6. Handling Tool Discovery and Dynamic Environments

MCP’s discovery model — with clients enumerating available tools and resources when they connect — offers powerful flexibility, but it also adds complexity. Don’t assume that clients will rediscover servers continuously. Instead, support robust discovery changes by clearly signaling list changes (such as tooling addition or deprecation) and providing notification mechanisms through the MCP primitives themselves.

In dynamic environments where contexts evolve rapidly, server metadata must stay accurate and timely. Automated tests that validate discovery behavior and guard against schema drift pay dividends in reducing surprises in production.

7. Developer and AI Client Ergonomics

Beyond the server’s internal mechanics, design your services to be easy for clients to consume. In MCP contexts, this means structuring responses and tool outputs in ways that are both LLM-interpretable and, when relevant, human-readable in logs. Providing helpful metadata, descriptions, and structured content increases the chance that AI agents will choose the right tool and interpret its results correctly rather than hallucinating or misusing a capability.

Thoughtful API ergonomics also help to reduce “prompt bloating,” where too many poorly differentiated tools confuse models and produce incoherent outputs. This is a common pain point reported in community discussions during early MCP adoption.

8. Plan for Evolution and Community Participation

MCP is still changing, with the community contributing libraries, SDKs in many languages, and enhanced tooling around registries and governance. Keeping your MCP server aligned with community and specification changes helps you avoid technical debt.

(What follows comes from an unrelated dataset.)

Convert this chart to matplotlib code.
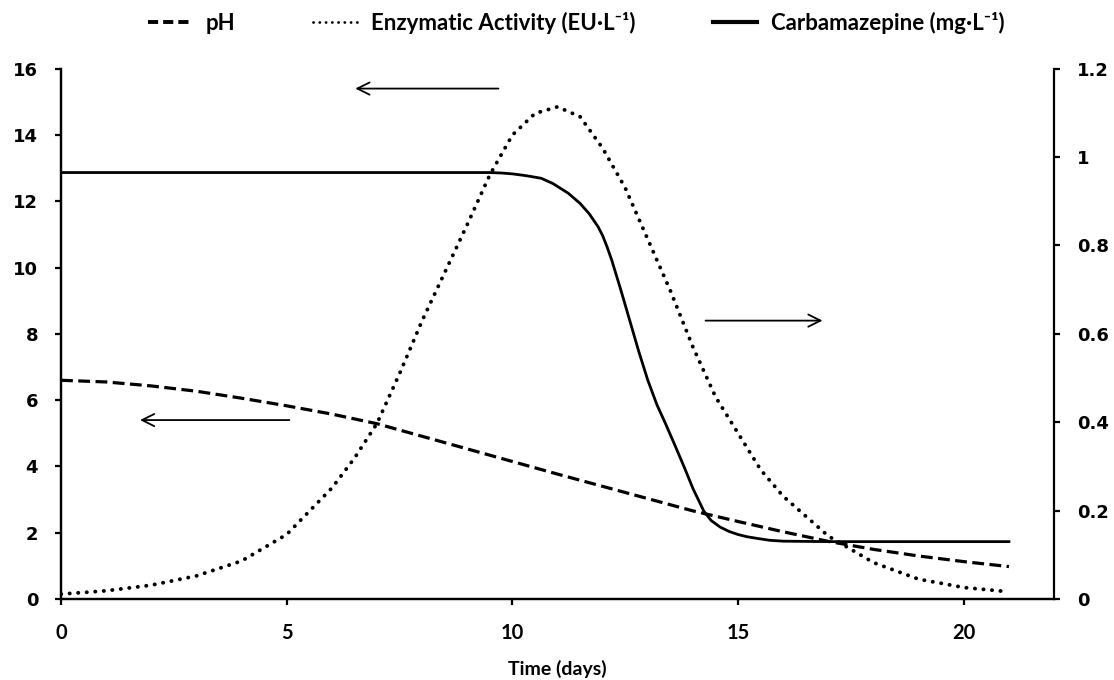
import matplotlib
matplotlib.use("Agg")
import matplotlib.pyplot as plt
from matplotlib.lines import Line2D

# Time axis (days) and readings for each series
days_ph = [0, 1, 2, 3, 4, 5, 6, 7, 8, 9, 10, 11, 12, 13, 14, 15, 16, 17, 18, 19, 20, 21]
ph = [6.6, 6.55, 6.43, 6.27, 6.06, 5.83, 5.58, 5.29, 4.91, 4.53, 4.15, 3.77, 3.4,
      3.03, 2.66, 2.34, 2.03, 1.74, 1.5, 1.3, 1.13, 0.98]

days_enz = [0, 1, 2, 3, 4, 5, 6, 6.5, 7, 7.5, 8, 8.5, 9, 9.5, 10, 10.5, 11, 11.5, 12,
            12.5, 13, 13.5, 14, 14.5, 15, 15.5, 16, 17, 18, 19, 20, 21]
enzyme = [0.15, 0.25, 0.42, 0.7, 1.15, 1.95, 3.35, 4.25, 5.3, 6.8, 8.4, 9.85, 11.3,
          12.8, 14.0, 14.65, 14.85, 14.55, 13.6, 12.4, 10.85, 9.3, 7.6, 6.1, 5.0,
          3.9, 3.1, 1.9, 1.1, 0.6, 0.35, 0.22]

days_cbz = [0, 2, 4, 6, 8, 9, 9.5, 9.75, 10, 10.3, 10.64, 10.9, 11.24, 11.5, 11.7,
            11.9, 12.0, 12.1, 12.2, 12.4, 12.6, 12.8, 13.0, 13.2, 13.4, 13.6, 13.8,
            14.0, 14.24, 14.4, 14.6, 14.8, 15.0, 15.2, 15.44, 15.7, 16, 17, 18, 19,
            20, 21]
carbamazepine = [0.965, 0.965, 0.965, 0.965, 0.965, 0.965, 0.965, 0.964, 0.962,
                 0.958, 0.952, 0.94, 0.918, 0.895, 0.872, 0.842, 0.822, 0.796,
                 0.767, 0.70, 0.63, 0.56, 0.495, 0.44, 0.395, 0.348, 0.30, 0.25,
                 0.199, 0.178, 0.163, 0.153, 0.146, 0.141, 0.137, 0.133, 0.131,
                 0.13, 0.13, 0.13, 0.13, 0.13]

x_ticks = [0, 5, 10, 15, 20]
left_ticks = [0, 2, 4, 6, 8, 10, 12, 14, 16]
right_ticks = [0, 0.2, 0.4, 0.6, 0.8, 1.0, 1.2]
right_labels = ["0", "0.2", "0.4", "0.6", "0.8", "1", "1.2"]

label_font = ["Lato", "DejaVu Sans"]

fig = plt.figure(figsize=(11.14, 6.8), dpi=100)
ax = fig.add_axes([0.0548, 0.119, 0.8914, 0.780])
ax2 = ax.twinx()

ph_line, = ax.plot(days_ph, ph, color="black", lw=2.3,
                   linestyle=(0, (3.7, 1.7)), dash_capstyle="butt")
enz_line, = ax.plot(days_enz, enzyme, color="black", lw=2.8,
                    linestyle=(0, (0.05, 2.15)), dash_capstyle="round")
cbz_line, = ax2.plot(days_cbz, carbamazepine, color="black", lw=2.0,
                     solid_joinstyle="round")

ax.set_xlim(0, 22)
ax.set_ylim(0, 16)
ax2.set_ylim(0, 1.2)

ax.set_xticks(x_ticks)
ax.set_xticklabels([str(v) for v in x_ticks], fontfamily=label_font,
                   fontweight="bold", fontsize=14.5)
ax.set_yticks(left_ticks)
ax.set_yticklabels([str(v) for v in left_ticks], fontfamily="DejaVu Sans",
                   fontweight="bold", fontsize=13)
ax2.set_yticks(right_ticks)
ax2.set_yticklabels(right_labels, fontfamily="DejaVu Sans",
                    fontweight="bold", fontsize=13)

for a in (ax, ax2):
    a.spines["top"].set_visible(False)
    for s in a.spines.values():
        s.set_linewidth(1.6)
    a.tick_params(width=1.6, length=4.5, direction="out", colors="black")
ax.tick_params(axis="x", pad=13)
ax.tick_params(axis="y", pad=12)
ax2.tick_params(axis="y", pad=12)
ax.spines["right"].set_visible(False)

ax.set_xlabel("Time (days)", fontfamily=label_font, fontweight="bold",
              fontsize=14, labelpad=12)

# Arrows pointing each curve to its axis
arrow_kw = dict(arrowstyle="->", color="black", lw=1.3, mutation_scale=22,
                shrinkA=0, shrinkB=0)
ax.annotate("", xy=(6.52, 15.4), xytext=(9.69, 15.4), arrowprops=arrow_kw)
ax.annotate("", xy=(1.75, 5.4), xytext=(5.06, 5.4), arrowprops=arrow_kw)
ax.annotate("", xy=(16.87, 8.4), xytext=(14.28, 8.4), arrowprops=arrow_kw)

handles = [
    Line2D([], [], color="black", lw=2.8, linestyle=(0, (2.6, 1.3))),
    Line2D([], [], color="black", lw=2.0, linestyle=(0, (0.05, 2.2)),
           dash_capstyle="round"),
    Line2D([], [], color="black", lw=3.0),
]
labels = ["pH", "Enzymatic Activity (EU\u00b7L\u207b\u00b9)",
          "Carbamazepine (mg\u00b7L\u207b\u00b9)"]
fig.legend(handles, labels, loc="center", bbox_to_anchor=(0.517, 0.966),
           ncol=3, frameon=False, handlelength=2.0, handletextpad=0.6,
           columnspacing=3.5,
           prop={"family": label_font, "weight": "bold", "size": 16})

fig.savefig("out.png", dpi=100, facecolor="white")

Regularly review upstream best practice guidance, contribute improvements back to shared docs or repositories, and participate in the ecosystem to ensure long-term compatibility with clients and tooling.

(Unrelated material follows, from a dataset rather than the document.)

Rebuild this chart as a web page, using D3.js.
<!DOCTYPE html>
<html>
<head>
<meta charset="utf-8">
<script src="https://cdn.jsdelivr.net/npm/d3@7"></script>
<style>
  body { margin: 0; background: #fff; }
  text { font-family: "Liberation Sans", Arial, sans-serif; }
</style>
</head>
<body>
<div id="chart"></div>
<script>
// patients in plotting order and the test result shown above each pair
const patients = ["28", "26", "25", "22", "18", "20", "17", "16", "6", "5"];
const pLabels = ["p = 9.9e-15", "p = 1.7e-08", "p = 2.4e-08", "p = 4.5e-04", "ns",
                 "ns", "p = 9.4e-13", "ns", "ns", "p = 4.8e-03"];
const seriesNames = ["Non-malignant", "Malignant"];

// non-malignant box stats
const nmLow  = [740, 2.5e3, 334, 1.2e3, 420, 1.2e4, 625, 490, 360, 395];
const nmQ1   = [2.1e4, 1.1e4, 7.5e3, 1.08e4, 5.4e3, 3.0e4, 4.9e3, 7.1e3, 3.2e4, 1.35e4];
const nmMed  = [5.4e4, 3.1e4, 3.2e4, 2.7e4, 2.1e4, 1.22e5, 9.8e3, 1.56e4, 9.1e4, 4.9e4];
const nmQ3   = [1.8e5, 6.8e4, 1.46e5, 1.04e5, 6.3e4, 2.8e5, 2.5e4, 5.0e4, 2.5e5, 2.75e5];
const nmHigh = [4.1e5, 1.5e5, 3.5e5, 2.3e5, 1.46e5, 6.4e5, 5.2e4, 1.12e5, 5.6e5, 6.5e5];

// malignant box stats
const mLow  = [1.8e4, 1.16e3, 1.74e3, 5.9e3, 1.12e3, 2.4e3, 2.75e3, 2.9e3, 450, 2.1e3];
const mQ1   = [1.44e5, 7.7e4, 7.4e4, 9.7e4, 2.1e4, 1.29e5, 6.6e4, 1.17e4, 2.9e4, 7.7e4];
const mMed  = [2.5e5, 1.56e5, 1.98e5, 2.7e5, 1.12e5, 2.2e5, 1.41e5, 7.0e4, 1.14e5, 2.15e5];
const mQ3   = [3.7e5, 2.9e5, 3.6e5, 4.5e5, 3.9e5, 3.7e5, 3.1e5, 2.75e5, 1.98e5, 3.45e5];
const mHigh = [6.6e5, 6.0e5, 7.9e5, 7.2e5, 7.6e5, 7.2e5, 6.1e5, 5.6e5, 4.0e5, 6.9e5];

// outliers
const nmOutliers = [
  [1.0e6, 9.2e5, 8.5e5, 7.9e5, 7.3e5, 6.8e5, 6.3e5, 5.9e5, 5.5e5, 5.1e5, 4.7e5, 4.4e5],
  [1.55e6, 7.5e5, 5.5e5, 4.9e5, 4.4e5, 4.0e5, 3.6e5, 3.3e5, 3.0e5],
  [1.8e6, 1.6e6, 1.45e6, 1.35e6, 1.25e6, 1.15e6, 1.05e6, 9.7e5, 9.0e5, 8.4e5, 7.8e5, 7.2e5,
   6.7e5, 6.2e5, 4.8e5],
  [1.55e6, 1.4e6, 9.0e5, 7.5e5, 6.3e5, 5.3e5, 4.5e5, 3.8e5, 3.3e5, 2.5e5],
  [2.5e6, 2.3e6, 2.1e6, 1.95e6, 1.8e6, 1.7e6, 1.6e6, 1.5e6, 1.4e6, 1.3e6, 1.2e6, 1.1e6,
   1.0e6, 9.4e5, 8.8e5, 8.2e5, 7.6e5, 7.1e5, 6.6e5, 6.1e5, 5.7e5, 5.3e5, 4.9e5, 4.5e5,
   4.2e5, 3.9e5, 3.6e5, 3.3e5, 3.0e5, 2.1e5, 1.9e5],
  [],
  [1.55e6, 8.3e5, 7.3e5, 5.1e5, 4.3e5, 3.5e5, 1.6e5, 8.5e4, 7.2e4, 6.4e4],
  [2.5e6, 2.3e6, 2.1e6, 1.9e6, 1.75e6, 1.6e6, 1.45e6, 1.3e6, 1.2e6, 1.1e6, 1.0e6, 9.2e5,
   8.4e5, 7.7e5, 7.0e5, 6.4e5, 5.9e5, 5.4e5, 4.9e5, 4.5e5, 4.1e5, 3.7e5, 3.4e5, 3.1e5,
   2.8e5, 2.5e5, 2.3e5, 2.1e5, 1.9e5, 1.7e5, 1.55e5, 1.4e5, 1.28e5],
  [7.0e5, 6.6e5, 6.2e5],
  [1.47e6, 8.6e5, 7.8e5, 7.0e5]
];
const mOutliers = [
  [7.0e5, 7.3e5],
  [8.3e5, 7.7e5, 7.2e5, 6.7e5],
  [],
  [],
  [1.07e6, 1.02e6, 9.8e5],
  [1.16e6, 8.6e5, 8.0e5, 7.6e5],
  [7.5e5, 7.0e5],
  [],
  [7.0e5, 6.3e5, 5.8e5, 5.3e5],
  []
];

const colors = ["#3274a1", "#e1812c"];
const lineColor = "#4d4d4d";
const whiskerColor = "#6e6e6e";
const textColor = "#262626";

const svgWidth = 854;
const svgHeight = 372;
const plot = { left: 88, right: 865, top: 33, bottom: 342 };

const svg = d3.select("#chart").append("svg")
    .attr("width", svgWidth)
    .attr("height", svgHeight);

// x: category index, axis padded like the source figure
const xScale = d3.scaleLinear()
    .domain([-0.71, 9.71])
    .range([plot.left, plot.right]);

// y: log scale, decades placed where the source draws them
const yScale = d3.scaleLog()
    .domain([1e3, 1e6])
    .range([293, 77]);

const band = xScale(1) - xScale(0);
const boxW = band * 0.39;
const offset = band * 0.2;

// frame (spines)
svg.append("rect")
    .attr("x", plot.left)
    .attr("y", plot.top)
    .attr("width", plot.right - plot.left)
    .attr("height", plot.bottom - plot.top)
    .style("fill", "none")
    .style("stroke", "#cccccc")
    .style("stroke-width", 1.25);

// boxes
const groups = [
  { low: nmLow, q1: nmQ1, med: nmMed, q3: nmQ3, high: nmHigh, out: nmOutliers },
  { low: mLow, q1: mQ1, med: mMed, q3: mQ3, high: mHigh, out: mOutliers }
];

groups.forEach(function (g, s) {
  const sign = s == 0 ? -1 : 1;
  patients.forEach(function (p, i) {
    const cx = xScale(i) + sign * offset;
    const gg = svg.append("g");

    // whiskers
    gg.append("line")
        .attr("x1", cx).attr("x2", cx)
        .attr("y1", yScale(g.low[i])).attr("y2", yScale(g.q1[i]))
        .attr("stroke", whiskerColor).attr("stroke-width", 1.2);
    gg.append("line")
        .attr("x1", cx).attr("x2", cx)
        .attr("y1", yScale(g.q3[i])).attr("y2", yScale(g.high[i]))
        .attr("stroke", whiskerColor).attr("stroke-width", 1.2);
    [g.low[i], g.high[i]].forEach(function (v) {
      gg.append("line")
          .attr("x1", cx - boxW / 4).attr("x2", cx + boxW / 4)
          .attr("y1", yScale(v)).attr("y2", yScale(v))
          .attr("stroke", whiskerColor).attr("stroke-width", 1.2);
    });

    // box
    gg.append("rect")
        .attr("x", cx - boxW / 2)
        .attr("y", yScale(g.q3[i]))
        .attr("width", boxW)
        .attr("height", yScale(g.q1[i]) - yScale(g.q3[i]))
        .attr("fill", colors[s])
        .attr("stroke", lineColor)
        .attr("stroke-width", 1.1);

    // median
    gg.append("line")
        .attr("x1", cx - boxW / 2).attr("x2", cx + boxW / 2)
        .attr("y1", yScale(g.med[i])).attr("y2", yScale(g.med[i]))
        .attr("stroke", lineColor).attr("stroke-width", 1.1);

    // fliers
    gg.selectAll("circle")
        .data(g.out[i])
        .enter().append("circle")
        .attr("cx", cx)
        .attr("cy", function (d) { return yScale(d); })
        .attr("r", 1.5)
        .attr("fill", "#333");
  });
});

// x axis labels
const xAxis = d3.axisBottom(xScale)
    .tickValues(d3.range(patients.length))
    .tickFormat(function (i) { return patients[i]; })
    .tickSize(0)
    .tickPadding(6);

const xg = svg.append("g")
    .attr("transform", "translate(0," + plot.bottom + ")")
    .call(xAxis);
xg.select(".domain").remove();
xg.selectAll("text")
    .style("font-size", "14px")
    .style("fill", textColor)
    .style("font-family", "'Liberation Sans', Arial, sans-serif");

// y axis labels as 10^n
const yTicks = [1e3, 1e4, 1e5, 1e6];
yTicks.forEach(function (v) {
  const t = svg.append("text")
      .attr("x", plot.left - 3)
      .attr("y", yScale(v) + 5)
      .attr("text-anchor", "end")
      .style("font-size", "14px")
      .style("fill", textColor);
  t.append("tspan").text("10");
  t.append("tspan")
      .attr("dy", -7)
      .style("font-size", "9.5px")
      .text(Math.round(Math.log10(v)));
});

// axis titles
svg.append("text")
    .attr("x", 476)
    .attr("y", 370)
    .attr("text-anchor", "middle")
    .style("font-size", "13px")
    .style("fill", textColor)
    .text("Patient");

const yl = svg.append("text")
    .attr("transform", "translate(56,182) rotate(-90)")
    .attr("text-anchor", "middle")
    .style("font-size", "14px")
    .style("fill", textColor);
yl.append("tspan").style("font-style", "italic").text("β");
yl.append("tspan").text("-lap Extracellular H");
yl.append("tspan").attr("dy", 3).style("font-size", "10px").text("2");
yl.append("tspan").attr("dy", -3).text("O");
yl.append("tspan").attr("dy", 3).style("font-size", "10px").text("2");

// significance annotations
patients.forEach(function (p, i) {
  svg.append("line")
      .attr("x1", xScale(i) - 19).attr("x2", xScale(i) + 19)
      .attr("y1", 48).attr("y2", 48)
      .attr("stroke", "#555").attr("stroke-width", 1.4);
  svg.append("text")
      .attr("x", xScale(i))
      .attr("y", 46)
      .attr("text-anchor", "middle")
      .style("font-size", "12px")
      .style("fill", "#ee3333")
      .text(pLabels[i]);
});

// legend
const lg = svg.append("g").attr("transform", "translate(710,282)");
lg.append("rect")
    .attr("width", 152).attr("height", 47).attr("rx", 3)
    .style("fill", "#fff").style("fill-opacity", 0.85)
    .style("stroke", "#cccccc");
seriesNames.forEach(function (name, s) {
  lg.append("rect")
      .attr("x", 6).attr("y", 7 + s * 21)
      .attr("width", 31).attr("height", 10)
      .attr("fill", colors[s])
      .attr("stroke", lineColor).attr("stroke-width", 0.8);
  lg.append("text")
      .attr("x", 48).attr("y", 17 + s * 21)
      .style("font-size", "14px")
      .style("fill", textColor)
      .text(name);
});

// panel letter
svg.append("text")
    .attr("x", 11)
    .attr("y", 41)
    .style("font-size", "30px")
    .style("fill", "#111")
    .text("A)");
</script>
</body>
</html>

Designing Production-Grade MCP Servers

Building high-quality, production-ready MCP servers is both an art and a science. It requires clear contracts, architectural rigor, embedded security, operational visibility, and an eye toward long-term evolution. By grounding your design in the principles above and leveraging the current best practice guidance from the MCP ecosystem, you’ll be well-positioned to support robust, secure, and scalable AI-enabled applications.